Não se fala do sismo de Tangshan sem mencionar o de Haicheng, e vice-versa. Ambos os terremotos atingiram cidades com populações equivalentes, apresentaram magnitudes parecidas (7.5 e 7.3) e epicentros distanciados por 400 km. O de Haicheng ocorreu apenas 17 meses antes, em 4 de fevereiro de 1975. Entretanto, existe uma grande diferença entre eles. Em Haicheng a destruição foi maciça, mas contabilizou-se pouco mais de dois mil mortos, para uma população próxima de um milhão de pessoas. Como explicar tão baixo número de fatalidades, comparado a Tangshan?


Baseados em varias evidências (série de sismos precursores, modificação do nível d’água em cisternas, deformações geodésicas, comportamento estranho dos animais, etc), sismólogos e autoridades chinesas concluíram que um terremoto forte estava prestes a acontecer na área de Haisheng - o processo dessa predição ainda não é totalmente transparente, faltam documentos e muitos detalhes técnicos-científicos. Mas, confiantes em seus prognósticos, as autoridades trataram de por em marcha uma gigantesca evacuação na área alvo, um dia antes. E o terremoto apareceu às 19:36h encontrando cidades e povoados praticamente vazios.

 

Pela primeira vez acontecia uma predição sísmica de sucesso. O mundo científico admirou-se com o feito chinês. Como a pólvora, a bússola, a porcelana, o sismoscópio (instrumento que detecta terremotos), teriam os chineses “inventado” como prever terremotos? Estaria começando uma nova era científica para a sismologia?   


Infelizmente a resposta foi NÃO. E o desastre de Tangshan é a clara prova da impossibilidade de prever terremotos importantes. Tudo de positivo conseguido em Haicheng não mais funcionou, pouco tempo depois. A euforia de antes reduziu-se a descrença em dominar o processo da predição sísmica, fato praticamente aceito por quase todos os sismólogos da atualidade.

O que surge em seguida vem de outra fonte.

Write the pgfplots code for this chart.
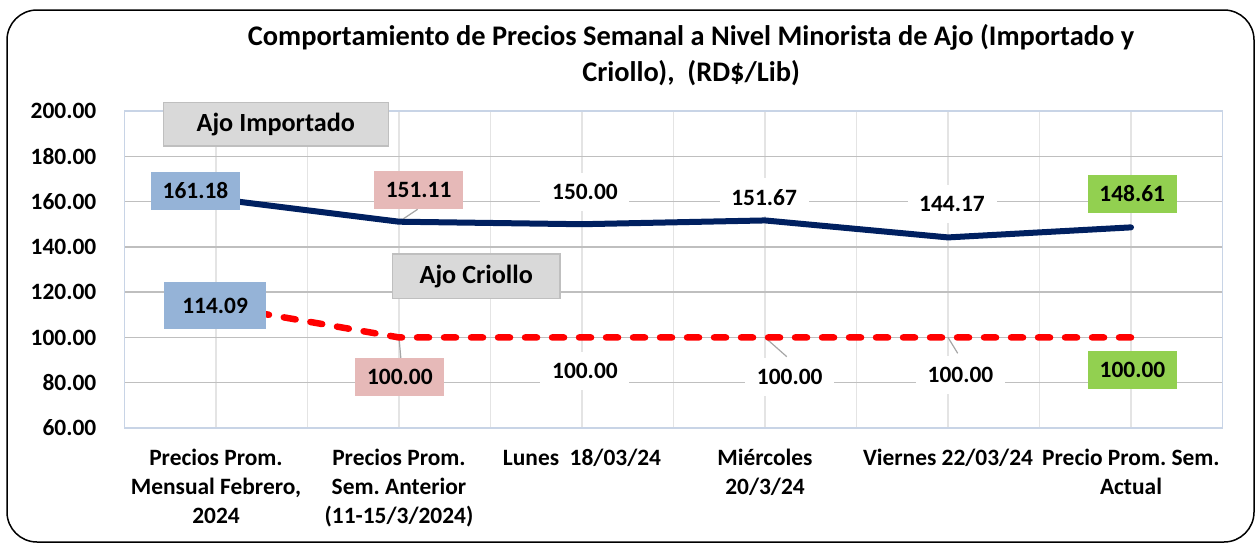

É preciso acrescentar que, naquele fatídico 1976, a China vivia períodos de extrema turbulência interna. O popular primeiro ministro Zhou Enlai havia falecido no ano anterior, o eterno camarada Mao Zedong encontrava-se seriamente enfermo, sua última esposa Jiang Quing, componente da Camarilha dos Quatro, lutava para conseguir dominar a nação, tendo como pano de fundo os estertores finais da Revolução Cultural.

 

Na confusão de mando e desmandos, mesmo se os estudiosos chineses tivessem alguma pista sobre a possível ocorrência de um terremoto forte na região de Taisheng, dificilmente conseguiriam por em prática planos semelhantes aos de Haicheng.

 

Para outros milhões de supersticiosos chineses continuava valendo a crença de que terremotos catastróficos sinalizam mudanças de governantes, algo que o povo cultuava desde o tempo dos antigos imperadores, mas que se mostrou correto naquela altura da história.  O desaparecimento do camarada Mao possibilitou profundas mudanças na China, que modernizou-se e encontrou novos rumos para tornar-se a potência de hoje.

 

Ao relembrarmos os 40 anos do surpreendente terremoto de Tangshan, mesmo reconhecendo neste espaço de tempo grandes progressos alcançados pela sismologia e pela tecnologia da engenharia sismo-resistente, temos de admitir que no particular caso da predição sísmica ainda permanecemos “praticamente ignorantes”.  Quando, onde e de que tamanho será o próximo terremoto importante são perguntas cruciais de interesse de toda a sociedade, mas para as quais não temos respostas satisfatórias.